→ WHAT THE TASK REQUIRES
Find each line holding the word "this" and give the total alone.

→ Code that draws figures
------------------------------------
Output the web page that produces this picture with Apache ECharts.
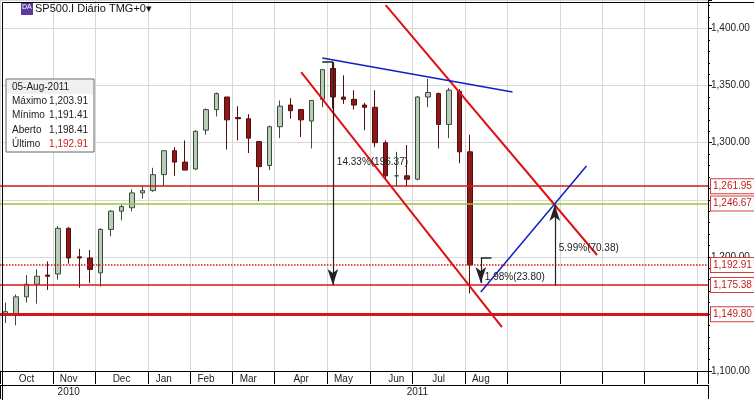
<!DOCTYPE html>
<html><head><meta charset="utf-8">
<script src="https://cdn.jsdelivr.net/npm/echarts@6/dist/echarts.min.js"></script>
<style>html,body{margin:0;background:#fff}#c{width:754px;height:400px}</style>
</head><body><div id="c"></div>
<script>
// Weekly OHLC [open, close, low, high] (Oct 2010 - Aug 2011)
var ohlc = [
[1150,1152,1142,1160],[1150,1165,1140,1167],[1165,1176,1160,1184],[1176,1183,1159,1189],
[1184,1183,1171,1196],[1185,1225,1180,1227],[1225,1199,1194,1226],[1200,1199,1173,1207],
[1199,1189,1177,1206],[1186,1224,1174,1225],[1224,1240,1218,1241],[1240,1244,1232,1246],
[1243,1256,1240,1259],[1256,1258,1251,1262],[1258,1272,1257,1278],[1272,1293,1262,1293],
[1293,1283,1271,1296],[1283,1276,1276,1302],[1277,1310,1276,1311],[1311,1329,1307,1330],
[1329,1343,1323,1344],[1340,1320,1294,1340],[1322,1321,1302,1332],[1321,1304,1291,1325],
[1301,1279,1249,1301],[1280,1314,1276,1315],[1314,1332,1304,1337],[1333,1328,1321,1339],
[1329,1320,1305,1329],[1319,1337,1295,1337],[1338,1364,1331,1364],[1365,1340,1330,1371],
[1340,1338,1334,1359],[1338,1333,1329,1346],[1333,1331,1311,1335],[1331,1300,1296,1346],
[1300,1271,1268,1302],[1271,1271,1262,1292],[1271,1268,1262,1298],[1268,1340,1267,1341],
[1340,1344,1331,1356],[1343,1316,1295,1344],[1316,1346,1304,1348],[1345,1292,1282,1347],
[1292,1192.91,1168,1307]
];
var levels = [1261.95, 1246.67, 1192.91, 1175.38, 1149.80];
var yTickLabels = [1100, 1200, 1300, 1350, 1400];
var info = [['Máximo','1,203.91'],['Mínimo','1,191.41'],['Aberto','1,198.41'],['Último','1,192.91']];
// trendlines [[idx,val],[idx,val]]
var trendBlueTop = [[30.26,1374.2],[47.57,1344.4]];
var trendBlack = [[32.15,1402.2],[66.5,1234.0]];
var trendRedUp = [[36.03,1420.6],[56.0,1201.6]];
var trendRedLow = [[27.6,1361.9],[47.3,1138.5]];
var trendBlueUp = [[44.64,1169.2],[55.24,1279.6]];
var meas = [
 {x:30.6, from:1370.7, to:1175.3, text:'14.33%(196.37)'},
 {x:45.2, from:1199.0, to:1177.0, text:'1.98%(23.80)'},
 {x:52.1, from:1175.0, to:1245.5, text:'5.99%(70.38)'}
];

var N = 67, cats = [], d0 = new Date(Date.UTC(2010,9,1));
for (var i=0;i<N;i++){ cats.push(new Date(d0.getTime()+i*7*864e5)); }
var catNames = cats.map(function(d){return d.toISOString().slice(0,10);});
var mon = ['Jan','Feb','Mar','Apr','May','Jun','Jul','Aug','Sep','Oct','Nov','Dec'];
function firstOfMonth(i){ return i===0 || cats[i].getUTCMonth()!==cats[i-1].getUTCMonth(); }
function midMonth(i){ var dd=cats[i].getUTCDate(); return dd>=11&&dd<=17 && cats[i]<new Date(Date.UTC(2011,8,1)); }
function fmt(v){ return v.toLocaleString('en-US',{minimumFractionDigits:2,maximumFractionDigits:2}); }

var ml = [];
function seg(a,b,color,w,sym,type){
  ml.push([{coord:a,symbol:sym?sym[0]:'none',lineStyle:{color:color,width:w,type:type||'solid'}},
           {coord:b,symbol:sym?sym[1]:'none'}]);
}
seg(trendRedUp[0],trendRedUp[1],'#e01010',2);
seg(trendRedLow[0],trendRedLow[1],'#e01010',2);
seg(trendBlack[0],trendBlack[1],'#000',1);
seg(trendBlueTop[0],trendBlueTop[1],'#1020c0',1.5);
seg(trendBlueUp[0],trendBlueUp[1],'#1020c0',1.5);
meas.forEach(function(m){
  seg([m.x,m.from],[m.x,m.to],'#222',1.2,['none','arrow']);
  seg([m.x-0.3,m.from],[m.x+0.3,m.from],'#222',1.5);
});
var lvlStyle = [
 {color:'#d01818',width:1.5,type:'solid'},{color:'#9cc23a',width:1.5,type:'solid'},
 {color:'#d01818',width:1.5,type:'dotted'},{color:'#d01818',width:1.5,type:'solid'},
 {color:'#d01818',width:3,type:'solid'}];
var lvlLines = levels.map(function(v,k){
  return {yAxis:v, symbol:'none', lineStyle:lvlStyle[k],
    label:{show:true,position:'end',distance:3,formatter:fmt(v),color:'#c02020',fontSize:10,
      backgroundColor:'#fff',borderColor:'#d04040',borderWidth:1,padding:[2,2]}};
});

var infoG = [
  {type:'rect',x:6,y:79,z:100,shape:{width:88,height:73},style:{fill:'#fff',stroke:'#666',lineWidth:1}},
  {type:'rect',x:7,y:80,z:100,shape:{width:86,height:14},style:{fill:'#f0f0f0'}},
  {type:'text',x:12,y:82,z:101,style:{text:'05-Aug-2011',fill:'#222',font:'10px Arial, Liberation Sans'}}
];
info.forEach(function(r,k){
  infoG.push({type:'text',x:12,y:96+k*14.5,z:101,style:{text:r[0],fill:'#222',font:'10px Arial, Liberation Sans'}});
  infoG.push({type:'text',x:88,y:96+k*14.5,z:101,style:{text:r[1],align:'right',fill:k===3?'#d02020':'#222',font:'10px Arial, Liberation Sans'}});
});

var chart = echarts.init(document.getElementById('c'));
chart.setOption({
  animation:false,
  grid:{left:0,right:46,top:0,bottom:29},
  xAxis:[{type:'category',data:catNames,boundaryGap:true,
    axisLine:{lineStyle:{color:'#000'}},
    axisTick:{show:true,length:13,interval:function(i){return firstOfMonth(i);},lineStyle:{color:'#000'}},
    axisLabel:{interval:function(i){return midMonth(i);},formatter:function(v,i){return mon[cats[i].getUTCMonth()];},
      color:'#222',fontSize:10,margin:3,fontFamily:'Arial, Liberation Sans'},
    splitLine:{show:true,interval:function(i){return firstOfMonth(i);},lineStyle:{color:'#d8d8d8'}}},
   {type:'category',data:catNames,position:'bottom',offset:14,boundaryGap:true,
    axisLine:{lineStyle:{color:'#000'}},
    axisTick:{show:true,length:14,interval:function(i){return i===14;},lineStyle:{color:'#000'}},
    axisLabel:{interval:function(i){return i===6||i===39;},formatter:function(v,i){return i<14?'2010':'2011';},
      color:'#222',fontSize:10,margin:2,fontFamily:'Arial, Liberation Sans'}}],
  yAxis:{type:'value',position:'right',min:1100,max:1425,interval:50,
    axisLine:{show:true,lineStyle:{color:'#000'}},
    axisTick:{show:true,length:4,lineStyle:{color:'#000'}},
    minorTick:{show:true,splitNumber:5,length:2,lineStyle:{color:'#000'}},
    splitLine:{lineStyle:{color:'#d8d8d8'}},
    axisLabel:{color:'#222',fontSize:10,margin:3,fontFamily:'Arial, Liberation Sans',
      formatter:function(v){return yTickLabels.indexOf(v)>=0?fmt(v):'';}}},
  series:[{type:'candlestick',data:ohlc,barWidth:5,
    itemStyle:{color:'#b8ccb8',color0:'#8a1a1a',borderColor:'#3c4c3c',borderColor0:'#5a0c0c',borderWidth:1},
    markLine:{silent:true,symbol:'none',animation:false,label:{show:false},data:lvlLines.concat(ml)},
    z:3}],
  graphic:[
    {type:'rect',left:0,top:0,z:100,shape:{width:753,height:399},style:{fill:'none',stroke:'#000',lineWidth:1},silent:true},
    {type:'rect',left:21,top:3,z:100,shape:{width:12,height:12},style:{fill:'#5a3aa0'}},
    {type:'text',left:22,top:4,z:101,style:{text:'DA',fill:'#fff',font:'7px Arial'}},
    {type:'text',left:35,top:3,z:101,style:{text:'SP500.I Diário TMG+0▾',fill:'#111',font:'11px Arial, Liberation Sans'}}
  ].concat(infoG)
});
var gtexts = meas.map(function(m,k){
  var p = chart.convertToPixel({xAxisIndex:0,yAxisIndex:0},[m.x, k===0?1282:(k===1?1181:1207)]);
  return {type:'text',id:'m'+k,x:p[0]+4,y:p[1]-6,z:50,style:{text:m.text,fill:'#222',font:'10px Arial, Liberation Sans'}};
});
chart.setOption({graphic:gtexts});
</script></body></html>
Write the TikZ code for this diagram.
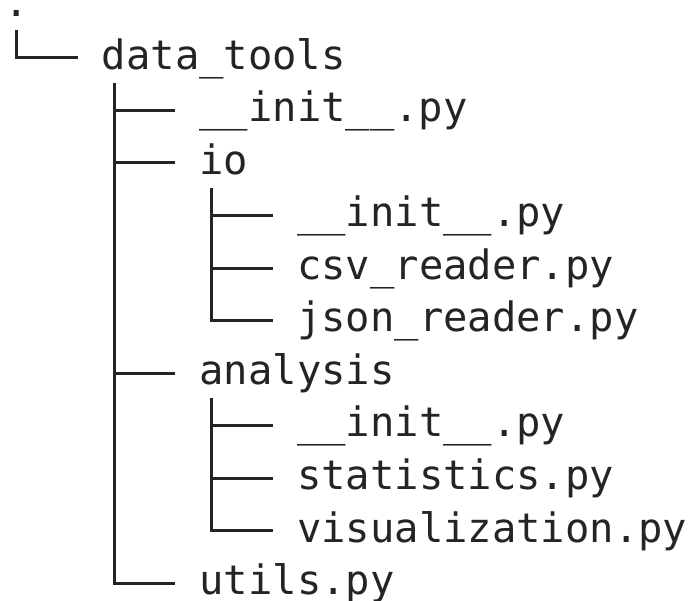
------------------------------------
→ WRITTEN SOLUTION
2